2. As much as you can, avoid bruising, cutting, mashing, pureeing, and chopping fruits and vegetables. There are three reasons for this rule: (1) Damaged plant cells release vitamin-destroying enzymes. (2) Air inactivates some vitamins, and the more surface area you expose to the air, the more you lose (dehydrated potato flakes, for example, have lost all of their vitamin C). (3) Water-soluble vitamins will leach out into the cooking water faster from small pieces of food than from large ones.
         If your recipe calls for shredded or grated foods, don't fret too much about it; just do the deed right before you cook or serve the food, to minimize nutritional damage. Along similar lines, it's sensible to tear up salad greens rather than cutting them, because leaves tear around the margins of cells, releasing smaller quantities of the vitamin-inactivating enzymes.
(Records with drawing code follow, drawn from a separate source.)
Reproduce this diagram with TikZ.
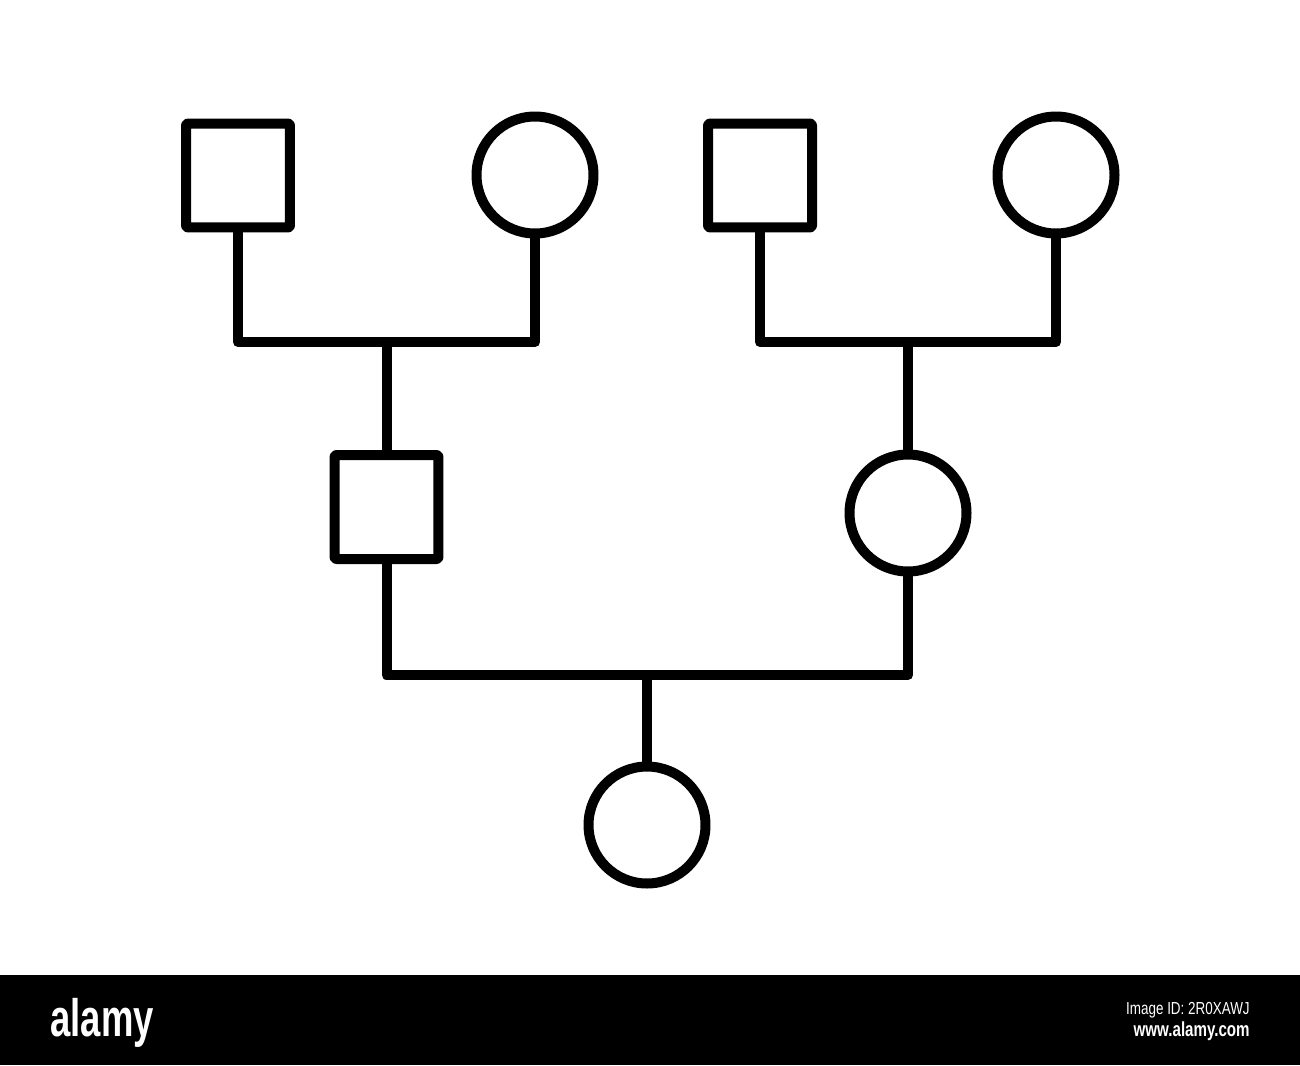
\documentclass[tikz,border=0pt]{standalone}
\usepackage{fontspec}
\usepackage{graphicx}
\setmainfont{Liberation Sans}
\begin{document}
\begin{tikzpicture}[x=0.02cm,y=-0.02cm,
  lw/.style={line width=0.2cm, line join=round},
  male/.style={draw, lw, rectangle, minimum size=2.08cm, outer sep=0pt, rounded corners=0.04cm},
  female/.style={draw, lw, circle, minimum size=2.34cm, outer sep=0pt},
  link/.style={lw}]
\useasboundingbox (0,0) rectangle (1300,1065);
\fill[white] (0,0) rectangle (1300,1065);
% generation 1
\node[male]   (m1) at (238,175.5) {};
\node[female] (f1) at (535,175)   {};
\node[male]   (m2) at (760,175.5) {};
\node[female] (f2) at (1056,175)  {};
% generation 2
\node[male]   (m3) at (386.5,507) {};
\node[female] (f3) at (908,513)   {};
% generation 3
\node[female] (f4) at (647,825)   {};
% junctions
\coordinate (j1) at (386.5,342);
\coordinate (j2) at (908,342);
\coordinate (j3) at (647,675);
\draw[link] (m1.south) |- (j1) -| (f1.south);
\draw[link] (j1) -- (m3.north);
\draw[link] (m2.south) |- (j2) -| (f2.south);
\draw[link] (j2) -- (f3.north);
\draw[link] (m3.south) |- (j3) -| (f3.south);
\draw[link] (j3) -- (f4.north);
% bottom banner
\fill[black] (0,975) rectangle (1300,1065);
\node[anchor=base west, text=white, inner sep=0pt, font=\bfseries\fontsize{25}{25}\selectfont] (logo) at (50,1036) {\scalebox{0.83}[1.2]{alamy}};
\node[anchor=base east, text=white, inner sep=0pt, font=\fontsize{9}{9}\selectfont] (imgid) at (1250,1014) {\scalebox{0.85}[1.1]{Image ID: 2R0XAWJ}};
\node[anchor=base east, text=white, inner sep=0pt, font=\bfseries\fontsize{10.5}{10.5}\selectfont] (url) at (1250,1036) {\scalebox{0.82}[1.1]{www.alamy.com}};
\end{tikzpicture}
\end{document}
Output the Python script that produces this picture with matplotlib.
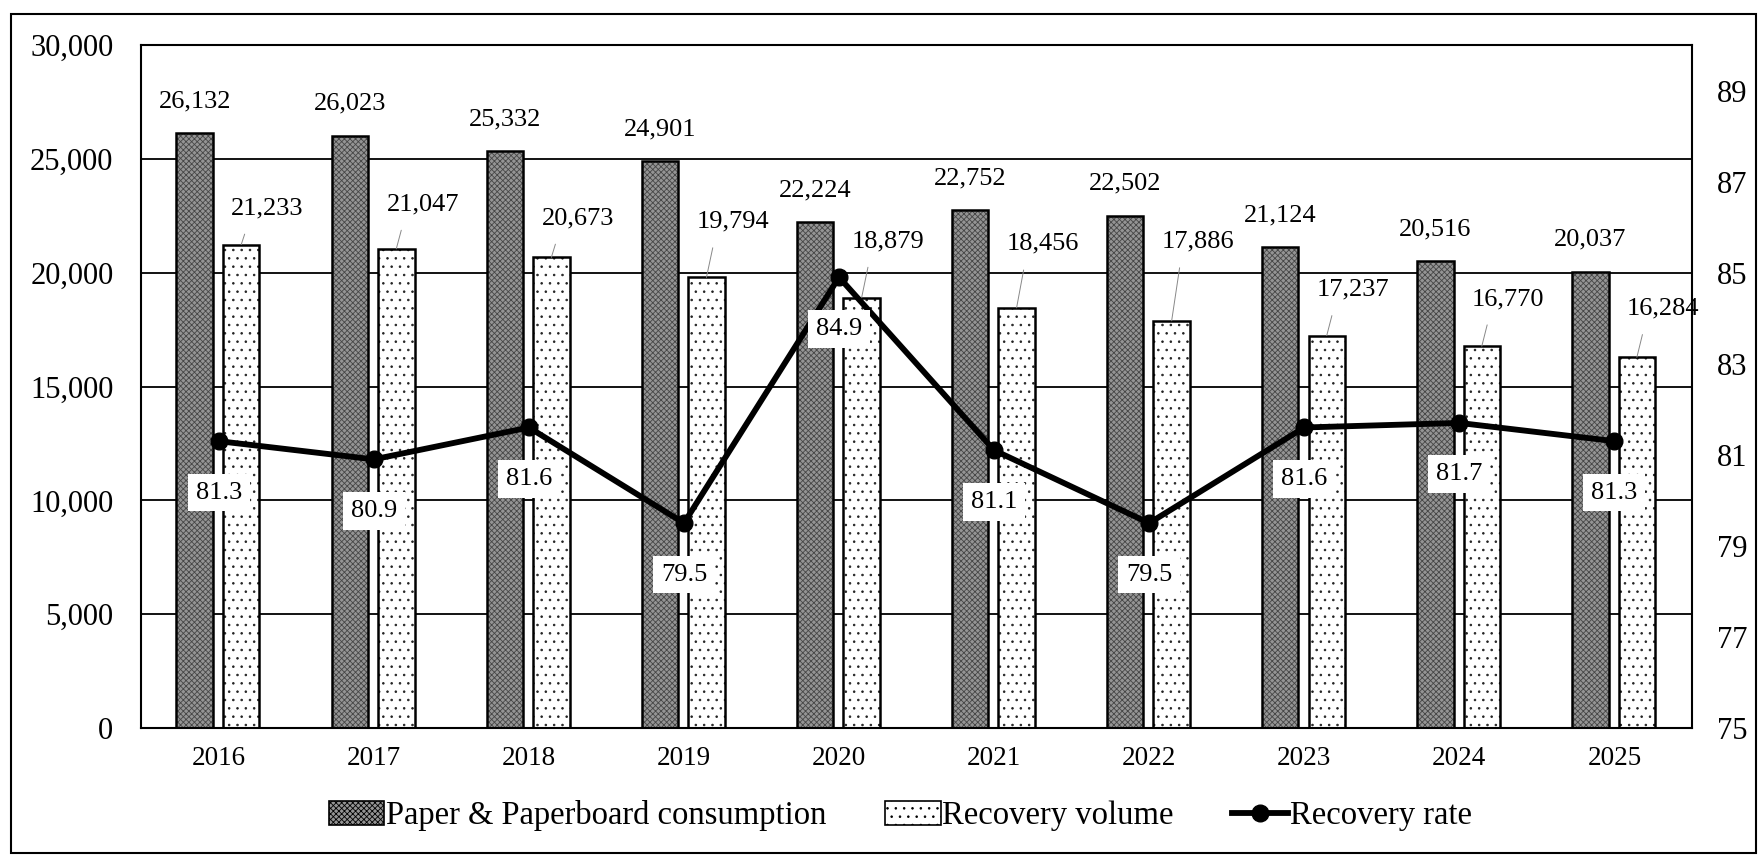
import matplotlib
matplotlib.use("Agg")
import matplotlib.pyplot as plt
import numpy as np
from matplotlib.patches import Rectangle
from matplotlib.lines import Line2D
from matplotlib.patches import Patch

years = ["2016", "2017", "2018", "2019", "2020", "2021", "2022", "2023", "2024", "2025"]
consumption = [26132, 26023, 25332, 24901, 22224, 22752, 22502, 21124, 20516, 20037]
recovery = [21233, 21047, 20673, 19794, 18879, 18456, 17886, 17237, 16770, 16284]
rate = [81.3, 80.9, 81.6, 79.5, 84.9, 81.1, 79.5, 81.6, 81.7, 81.3]

left_ticks = [0, 5000, 10000, 15000, 20000, 25000, 30000]
right_ticks = [75, 77, 79, 81, 83, 85, 87, 89]

# label placement offsets (points) for recovery-volume labels
rec_label_dy = [26, 32, 28, 40, 41, 46, 57, 33, 34, 35]

plt.rcParams['font.family'] = ['Liberation Serif', 'DejaVu Serif']
plt.rcParams['hatch.linewidth'] = 0.6

fig = plt.figure(figsize=(17.65, 8.57), dpi=100)
ax = fig.add_axes([0.080, 0.1505, 0.8786, 0.797])
ax2 = ax.twinx()

x = np.arange(len(years))
w = 0.235
xd = x - 0.155
xl = x + 0.145

# dark bars
ax.bar(xd, consumption, w, color='#949494', edgecolor='#464646', hatch='xxxxxx', linewidth=0, zorder=2)
ax.bar(xd, consumption, w, fill=False, edgecolor='black', linewidth=1.8, zorder=3)
# dotted bars
ax.bar(xl, recovery, w, color='white', edgecolor='#222222', hatch='..', linewidth=0, zorder=2)
ax.bar(xl, recovery, w, fill=False, edgecolor='black', linewidth=1.8, zorder=3)

ax.set_xlim(-0.5, len(years) - 0.5)
ax.set_ylim(0, 30000)
ax.set_yticks(left_ticks)
ax.set_yticklabels([f"{v:,}" for v in left_ticks], fontsize=22)
ax.set_xticks(x)
ax.set_xticklabels(years, fontsize=19.5)
ax.tick_params(axis='y', length=0, pad=20)
ax.tick_params(axis='x', length=0, pad=13)
ax.yaxis.grid(True, color='black', linewidth=1.3, zorder=1)
ax.set_axisbelow(True)
for s in ax.spines.values():
    s.set_linewidth(1.5)

# labels for bars
for xi, v in zip(xd, consumption):
    ax.annotate(f"{v:,}", (xi, v), xytext=(0, 23), textcoords='offset points',
                ha='center', va='center', fontsize=19, zorder=6)
for xi, v, dy in zip(xl, recovery, rec_label_dy):
    ax.annotate(f"{v:,}", (xi, v), xytext=(19, dy), textcoords='offset points',
                ha='center', va='center', fontsize=19, zorder=6,
                arrowprops=dict(arrowstyle='-', color='#888888', lw=0.7,
                                shrinkA=9, shrinkB=0, relpos=(0.3, 0.5)))

# rate line
ax2.set_ylim(75, 90)
ax2.set_yticks(right_ticks)
ax2.set_yticklabels([str(t) for t in right_ticks], fontsize=22)
ax2.tick_params(axis='y', length=0, pad=18)
for s in ax2.spines.values():
    s.set_visible(False)
ax2.plot(x, rate, color='black', linewidth=4.2, marker='o', markersize=12,
         markerfacecolor='black', zorder=5)
for xi, r in zip(x, rate):
    ax2.annotate(f"{r}", (xi, r), xytext=(0, -37), textcoords='offset points',
                 ha='center', va='center', fontsize=19, zorder=7,
                 bbox=dict(boxstyle='square,pad=0.3', facecolor='white', edgecolor='none'))

# legend
handles = [
    Patch(facecolor='#949494', edgecolor='black', hatch='xxxxxx', linewidth=1.2),
    Patch(facecolor='white', edgecolor='black', hatch='..', linewidth=1.2),
    Line2D([0], [0], color='black', linewidth=4.2, marker='o', markersize=12),
]
labels = ["Paper & Paperboard consumption", "Recovery volume", "Recovery rate"]
fig.legend(handles, labels, loc='center', bbox_to_anchor=(0.51, 0.048), ncol=3,
           frameon=False, fontsize=23.5, handlelength=1.7, handleheight=0.75,
           handletextpad=0.05, columnspacing=1.8)

# outer frame
fig.add_artist(Rectangle((0.006, 0.005), 0.989, 0.979, transform=fig.transFigure,
                         fill=False, edgecolor='black', linewidth=1.5))

fig.savefig("out.png", dpi=100)
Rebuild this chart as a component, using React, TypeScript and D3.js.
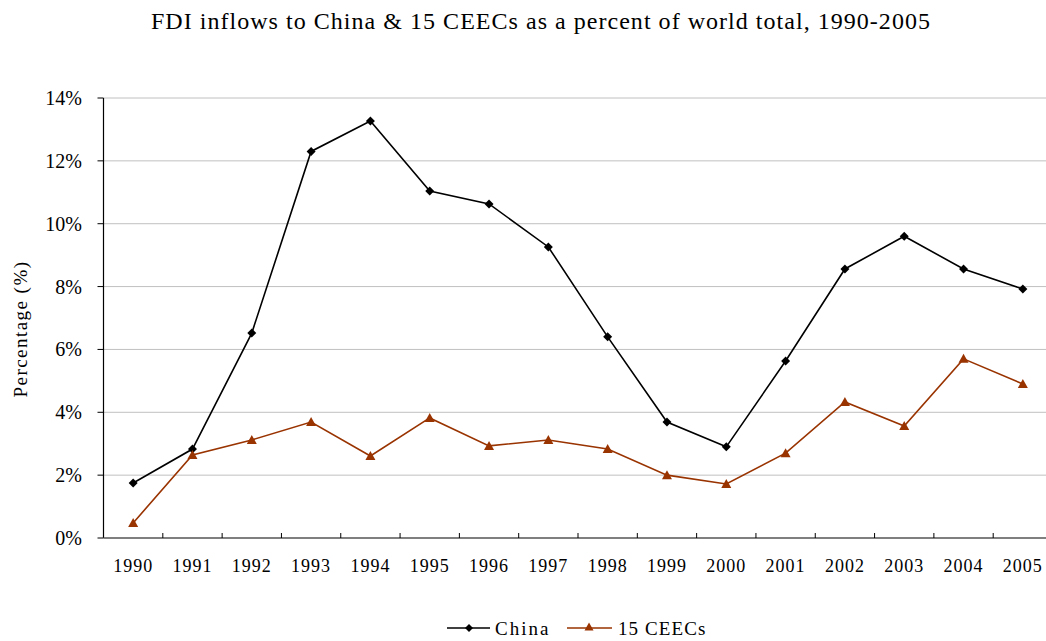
import React from "react";
import * as d3 from "d3";

const years = ["1990","1991","1992","1993","1994","1995","1996","1997","1998","1999","2000","2001","2002","2003","2004","2005"];
const china = [1.75,2.83,6.52,12.3,13.27,11.04,10.63,9.26,6.4,3.69,2.9,5.63,8.56,9.6,8.56,7.92];
const ceecs = [0.48,2.64,3.12,3.69,2.61,3.82,2.93,3.12,2.83,2.0,1.72,2.7,4.33,3.56,5.7,4.9];
const yTicks = [0,2,4,6,8,10,12,14];

const W = 1046, H = 641;
const left = 103.5, right = 1052.5, top = 98, bottom = 538;
const font = "Liberation Serif, Times New Roman, DejaVu Serif, serif";
const brown = "#993300";

export default function App() {
  const x = d3.scaleBand<string>().domain(years).range([left, right]).paddingInner(0).paddingOuter(0);
  const y = d3.scaleLinear().domain([0, 14]).range([bottom, top]);
  const cx = (d: string) => (x(d) as number) + x.bandwidth() / 2;
  const line = d3.line<number>().x((_, i) => cx(years[i])).y(v => y(v));
  const diamond = (px: number, py: number, r = 4.5) => `M${px},${py - r}L${px + r},${py}L${px},${py + r}L${px - r},${py}Z`;
  const tri = (px: number, py: number, r = 5) => `M${px},${py - r}L${px + r},${py + r * 0.8}L${px - r},${py + r * 0.8}Z`;
  const ts = { fontFamily: font } as React.CSSProperties;
  return (
    <svg width={W} height={H} style={{ position: "fixed", left: 0, top: 0, fontFamily: font }}>
      <rect width={W} height={H} fill="#fff" />
      <text x={541} y={29} textAnchor="middle" fontSize={24} fill="#000" style={{ ...ts, letterSpacing: "1.03px" }}>FDI inflows to China &amp; 15 CEECs as a percent of world total, 1990-2005</text>
      {yTicks.filter(t => t > 0).map(t => (
        <line key={t} x1={left} x2={W} y1={y(t)} y2={y(t)} stroke="#c0c0c0" strokeWidth={1} />
      ))}
      {yTicks.map(t => (
        <g key={"yt" + t}>
          <line x1={left - 6} x2={left} y1={y(t)} y2={y(t)} stroke="#000" />
          <text x={82} y={y(t) + 7} textAnchor="end" fontSize={20} fill="#000" style={ts}>{t}%</text>
        </g>
      ))}
      <line x1={left} x2={left} y1={top} y2={bottom} stroke="#000" strokeWidth={1.2} />
      <line x1={left} x2={W} y1={bottom} y2={bottom} stroke="#555" strokeWidth={1.5} />
      {years.map((yr, i) => (
        <g key={yr}>
          {i > 0 && <line x1={x(yr) as number} x2={x(yr) as number} y1={bottom} y2={bottom - 5} stroke="#000" />}
          <text x={cx(yr)} y={bottom + 34} textAnchor="middle" fontSize={18} fill="#000" style={{ ...ts, letterSpacing: "1px" }}>{yr}</text>
        </g>
      ))}
      <text transform={`translate(27,329) rotate(-90)`} textAnchor="middle" fontSize={19} fill="#000" style={{ ...ts, letterSpacing: "1.45px" }}>Percentage (%)</text>
      <path d={line(china) || ""} fill="none" stroke="#000" strokeWidth={1.6} />
      {china.map((v, i) => <path key={"c" + i} d={diamond(cx(years[i]), y(v))} fill="#000" />)}
      <path d={line(ceecs) || ""} fill="none" stroke={brown} strokeWidth={1.6} />
      {ceecs.map((v, i) => <path key={"e" + i} d={tri(cx(years[i]), y(v))} fill={brown} />)}
      <g>
        <line x1={447} x2={490} y1={628} y2={628} stroke="#000" strokeWidth={1.6} />
        <path d={diamond(469, 628, 4)} fill="#000" />
        <text x={495} y={635} fontSize={19} fill="#000" style={{ ...ts, letterSpacing: "2px" }}>China</text>
        <line x1={567} x2={612} y1={628} y2={628} stroke={brown} strokeWidth={1.6} />
        <path d={tri(589, 627, 4.5)} fill={brown} />
        <text x={618} y={635} fontSize={19} fill="#000" style={{ ...ts, letterSpacing: "1.1px" }}>15 CEECs</text>
      </g>
    </svg>
  );
}
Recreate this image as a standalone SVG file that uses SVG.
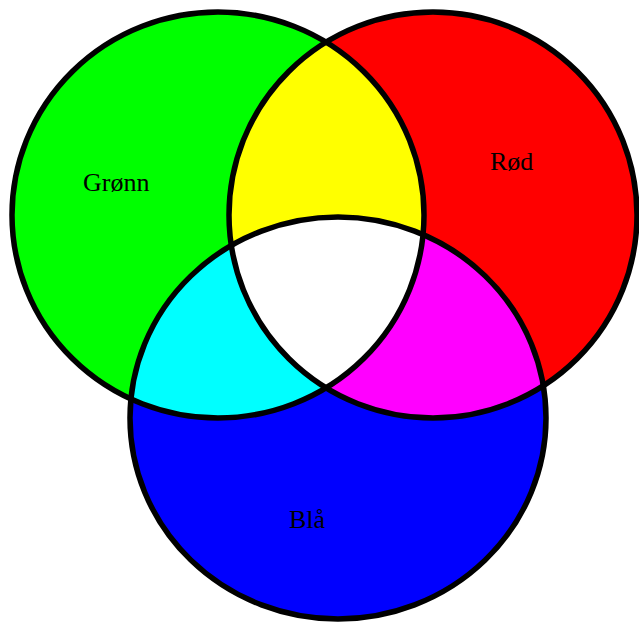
<svg xmlns="http://www.w3.org/2000/svg" width="639" height="622" viewBox="0 0 639 622">
  <style>
    .lbl { font-family: "Liberation Serif", "Times New Roman", serif; font-size: 26px; fill: #000; }
    .edge { fill: none; stroke: #000; stroke-width: 5.5; }
  </style>
  <defs>
    <ellipse id="eg" cx="218" cy="215" rx="206" ry="203"/>
    <ellipse id="er" cx="433" cy="215" rx="204" ry="203"/>
    <ellipse id="eb" cx="338" cy="418" rx="208" ry="201"/>
    <clipPath id="cg"><use href="#eg"/></clipPath>
    <clipPath id="cr"><use href="#er"/></clipPath>
  </defs>
  <rect width="639" height="622" fill="#fff"/>
  <g id="green">
    <use href="#eg" fill="#00ff00"/>
  </g>
  <g id="red">
    <use href="#er" fill="#ff0000"/>
  </g>
  <g id="blue">
    <use href="#eb" fill="#0000ff"/>
  </g>
  <g id="overlaps">
    <use href="#er" fill="#ffff00" clip-path="url(#cg)"/>
    <use href="#eb" fill="#00ffff" clip-path="url(#cg)"/>
    <use href="#eb" fill="#ff00ff" clip-path="url(#cr)"/>
    <g clip-path="url(#cg)">
      <use href="#eb" fill="#ffffff" clip-path="url(#cr)"/>
    </g>
  </g>
  <g id="outlines">
    <use href="#eg" class="edge"/>
    <use href="#er" class="edge"/>
    <use href="#eb" class="edge"/>
  </g>
  <g id="labels">
    <text class="lbl" x="83" y="191">Grønn</text>
    <text class="lbl" x="490" y="170">Rød</text>
    <text class="lbl" x="289" y="528">Blå</text>
  </g>
</svg>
3. Eat peelings. Because the most vitamin-rich portions of vegetables and fruits are commonly found in the skin or just beneath it, it doesn't make sense to peel these foods. (Exception: you faint-hearted are allowed to peel your grapefruit and coconuts.) Potatoes, for example, can be mashed or french-fried peeling and all, and they are quite tasty that way.
 
4. Cook in small quantities of water, and save the "pot liquor". The most important cause of nutrient depletion during food preparation is the loss of water-soluble vitamins discarded with cooking liquids. Vitamin C and all the B-vitamins (especially thiamin) go down the drain by tank loads this way.
         The difference in vitamin C content that these vegetables bring to the dinner table is certainly dramatic. But water-soluble vitamins can be reclaimed by using the vegetables cooking water ("pot liquor") in other dishes, such as breads, soups, and stews. Meats, too, lose some water-soluble B-vitamins during cooking if the cook throws away the pan juices. Making gravy from the drippings salvages the important B-vitamin thiamin, but you should he sure to let the meat juices stand long enough to allow skimming off the fat before you thicken the gravy; otherwise, the vitamin advantage will be offset by the nutritional debit of a load of saturated fat.

5. Don't overcook. High temperatures and prolonged heating progressively inactivate vitamins A and C and several B-vitamins. Even keeping cooked foods warm can be a vitamin-killer: foods held at serving temperature have been found to lose 25 percent of their vitamin C content in 15 minutes, and 90 percent of it in only an hour!

6. Don't add baking soda to green vegetables or dried beans. Some cooks do this to brighten the color of vegetables or tenderize dried beans. It works, but it also changes the acid-base makeup of the food, inactivating the B-vitamin thiamin.